Verizon Communications on Monday announced that it had entered into a definitive agreement to acquire Yahoo's operating business for approximately US$4.83 billion in cash. The deal, which comes on the heels of Verizon's $4.4 billion AOL purchase last year, will allow it to expand its digital advertising business.
The purchase will provide Verizon with Yahoo's ad tech tools, including BrightRoll and Flurry, as well as Yahoo's search, email and messenger assets. It brings to a close Yahoo's attempts to find an interested suitor for the company, which -- despite being the third most-popular online destination -- has struggled in the marketplace in recent years, and as a result saw its market value steadily decline.
"Yahoo is a company that has changed the world, and will continue to do so through this combination with Verizon and AOL," said Marissa Mayer, CEO of Yahoo.

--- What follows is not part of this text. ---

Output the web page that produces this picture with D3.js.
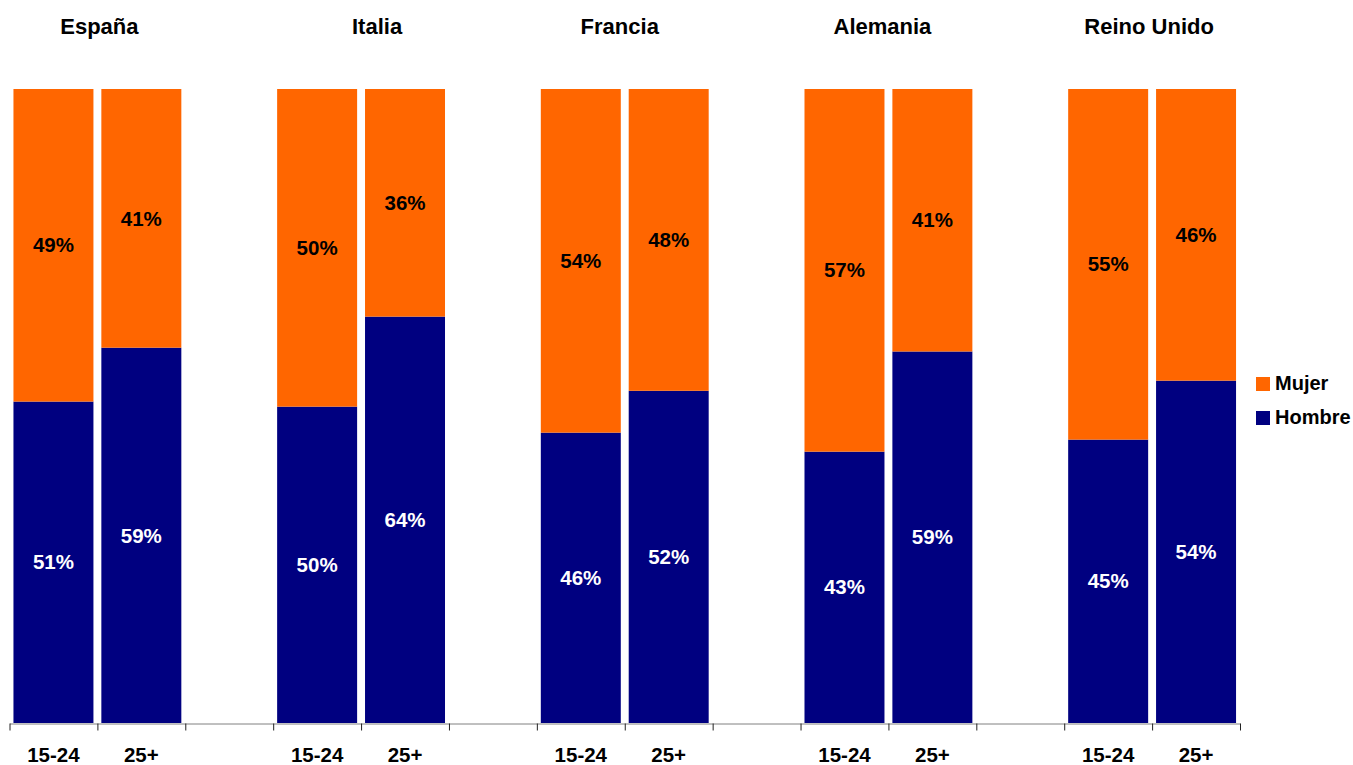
<!DOCTYPE html>
<html>
<head>
<meta charset="utf-8">
<script src="https://cdn.jsdelivr.net/npm/d3@7"></script>
<style>
  html, body { margin: 0; padding: 0; background: #fff; }
  svg { display: block; font-family: "Liberation Sans", Arial, sans-serif; font-weight: bold; }
</style>
</head>
<body>
<svg id="chart" width="1353" height="765"></svg>
<script>
// data
const countries = ["España", "Italia", "Francia", "Alemania", "Reino Unido"];
const ageGroups = ["15-24", "25+"];
const series = ["Hombre", "Mujer"];
// share of men (%) per country: [15-24, 25+]
const hombre = [
    [50.7, 59.2],
    [49.9, 64.1],
    [45.8, 52.4],
    [42.8, 58.6],
    [44.7, 54.0]
];
// share of women (%) per country: [15-24, 25+]
const mujer = [
    [49.3, 40.8],
    [50.1, 35.9],
    [54.2, 47.6],
    [57.2, 41.4],
    [55.3, 46.0]
];

const colors = { Hombre: "#000080", Mujer: "#ff6600" };
const labelColors = { Hombre: "#ffffff", Mujer: "#000000" };

const svg = d3.select("#chart");
let margin = { left: 9.5, right: 113, top: 89, bottom: 42 },
    width = 1353, height = 765,
    plotBottom = height - margin.bottom;

// slots: two bars + a gap per country, no gap after the last one
let slots = [];
countries.forEach((c, i) => {
    ageGroups.forEach(a => slots.push(c + "|" + a));
    if (i < countries.length - 1) slots.push(c + "|gap");
});

let x = d3.scaleBand()
    .domain(slots)
    .range([margin.left, width - margin.right])
    .paddingInner(0.09)
    .paddingOuter(0.045);

let slotScale = d3.scaleLinear()
    .domain([0, slots.length])
    .range([margin.left, width - margin.right]);

let y = d3.scaleLinear().domain([0, 100]).range([plotBottom, margin.top]);

// flatten rows for stacking
let rows = [];
countries.forEach((c, i) => {
    ageGroups.forEach((a, j) => {
        rows.push({ key: c + "|" + a, country: c, age: a, Hombre: hombre[i][j], Mujer: mujer[i][j] });
    });
});

let stacked = d3.stack().keys(series)(rows);

let layers = svg.append("g").selectAll("g")
    .data(stacked)
    .enter()
    .append("g")
    .attr("fill", d => colors[d.key]);

layers.selectAll("rect")
    .data(d => d)
    .enter()
    .append("rect")
    .attr("x", d => x(d.data.key))
    .attr("y", d => y(d[1]))
    .attr("width", x.bandwidth())
    .attr("height", d => y(d[0]) - y(d[1]));

// value labels inside segments
stacked.forEach(layer => {
    svg.append("g").selectAll("text")
        .data(layer)
        .enter()
        .append("text")
        .attr("x", d => x(d.data.key) + x.bandwidth() / 2)
        .attr("y", d => (y(d[0]) + y(d[1])) / 2)
        .attr("dy", "0.35em")
        .attr("text-anchor", "middle")
        .attr("fill", labelColors[layer.key])
        .style("font-size", "20.5px")
        .text(d => Math.round(d.data[layer.key]) + "%");
});

// axis with ticks between slots
let axis = svg.append("g")
    .attr("transform", `translate(0,${plotBottom + 0.5})`)
    .call(d3.axisBottom(slotScale)
        .tickValues(d3.range(slots.length + 1))
        .tickFormat("")
        .tickSize(7)
        .tickSizeOuter(0));
axis.select(".domain").attr("stroke", "#808080");
axis.selectAll(".tick line").attr("stroke", "#222");

// age group labels
svg.append("g").selectAll("text")
    .data(rows)
    .enter()
    .append("text")
    .attr("x", d => x(d.key) + x.bandwidth() / 2)
    .attr("y", 762)
    .attr("text-anchor", "middle")
    .attr("fill", "#000")
    .style("font-size", "20.5px")
    .text(d => d.age);

// country titles
let titleNudge = [2, 16, -5, -6, -3];
svg.append("g").selectAll("text")
    .data(countries)
    .enter()
    .append("text")
    .attr("x", (c, i) => {
        let a = x(c + "|" + ageGroups[0]), b = x(c + "|" + ageGroups[1]) + x.bandwidth();
        return (a + b) / 2 + titleNudge[i];
    })
    .attr("y", 34)
    .attr("text-anchor", "middle")
    .attr("fill", "#000")
    .style("font-size", "22px")
    .text(c => c);

// legend
let legend = svg.append("g").attr("transform", "translate(1256,377)");
let legendItems = legend.selectAll("g")
    .data(series.slice().reverse())
    .enter()
    .append("g")
    .attr("transform", (d, i) => `translate(0,${i * 34})`);
legendItems.append("rect")
    .attr("width", 14)
    .attr("height", 14)
    .attr("fill", d => colors[d]);
legendItems.append("text")
    .attr("x", 19)
    .attr("y", 13)
    .attr("fill", "#000")
    .style("font-size", "20px")
    .text(d => d);
</script>
</body>
</html>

"The sale of our operating business, which effectively separates our Asian asset equity stakes, is an important step in our plan to unlock shareholder value for Yahoo," she said. "This transaction also sets up a great opportunity for Yahoo to build further distribution and accelerate our work in mobile, video, native advertising and social."
The deal is subject to customary closing adjustments. Shares of Verizon were down 0.4 percent to $55.88, while Yahoo fell 2.6. percent to $38.37 in Monday morning trading.
What effect is the integration of Yahoo with AOL likely to have on Verizon?
"The short answer is that this will be a bigger competitor to Google," said Greg Sterling, vice president of strategy and insight at the Local Search Association.
"The longer answer is that Yahoo is already the third-biggest Internet site, with more than 600 million mobile users," he told the E-Commerce Times. "Verizon now has AOL and Yahoo, with the search and display business, so it does make it a rival for Facebook and even Google. However, Yahoo was already a partner with Google in search, just as Microsoft was a partner with AOL."
Those relationships likely will remain in the near term, but it isn't clear how these deals might shake out over time.
"The Internet is complete with coopetitors and frenemies," explained Sterling. "Potentially things will change, but for now the deals will stay in place."
"Verizon will provide Yahoo with better management," said Roger Entner, principal analyst at Recon Analytics.
"This is a company that had a decade of poor management, but what is amazing is that somehow through it all they remained the third-largest Web property," he told the E-Commerce Times.
However, "going forward, it's not a new beginning for Yahoo," added Steve Blum, principal analyst at Tellus Venture Associates.
"It's more likely to be broken apart and recombined with AOL and other Verizon assets," he told the E-Commerce Times. "The brand, the content and the core technology will likely live on separately within a larger Verizon enterprise, but the company behind it all won't."
Not every piece of Yahoo will fit into Verizon's strategy, so the breakup of the once-mighty company is more than likely.
"Verizon is buying Yahoo's core Web platforms and advertising delivery assets, leaving Yahoo with over $40 billion in other assets," noted Paul Teich, principal analyst at Tirias Research.
"Verizon wants to become a cloud giant," he told the E-Commerce Times.
"Yahoo's core Web properties are not hugely competitive -- but similar to AOL, Yahoo still has a dedicated user base, so they are a better starting point for Verizon than building everything from scratch," Teich pointed out. "It looks like some key intellectual property will also be transferred, and if Verizon can enforce and build upon that IP, then this could be a good deal."
Perhaps more importantly, this deal could extend Verizon's reach in the mobile space. Despite being the nation's No. 1 mobile carrier, its mobile reach has been far more limited than that of Facebook or Google.
"There have been issues that restricted how a carrier could use customer data to promote its own services," noted Entner.
"This will extend the ability that Verizon will have in a roundabout method, and if you pull together AOL's and Yahoo's reach with that of Verizon, you get close to reaching every mobile user in the country," he remarked.
"Yahoo's core business still has great assets -- it pulls in a lot of traffic -- but it can't grow those assets or use them to grow other business lines," said Tellus Venture's Blum.
"So another company, with complementary assets, might be able to wring more value out of the core business -- but whether that company is Verizon or not, is another question," he added.
"One of the big reasons Yahoo generates so much traffic is that it's AT&T's consumer email platform -- if you have an AT&T email account, you see Yahoo content," Blum noted. "It raises an interesting question for AT&T: Do they want their No. 1 competitor to control a critical service?"
At nearly $5 billion, Yahoo might still be seen as a bargain, given how much was offered for the company only eight years ago.
"Remember that Microsoft offered $45 billion for essentially the same deal in 2008," said Tirias' Teich.
"That should put the current $4.8 billion price in context," he added.
"In 2008, Microsoft's offer at the time was considered a bargain basement price -- Yahoo hit $125 billion during the dot-com boom," he recalled. "From a shareholder's perspective, $4.8 billion now is a better play than likely taking less in a year or two."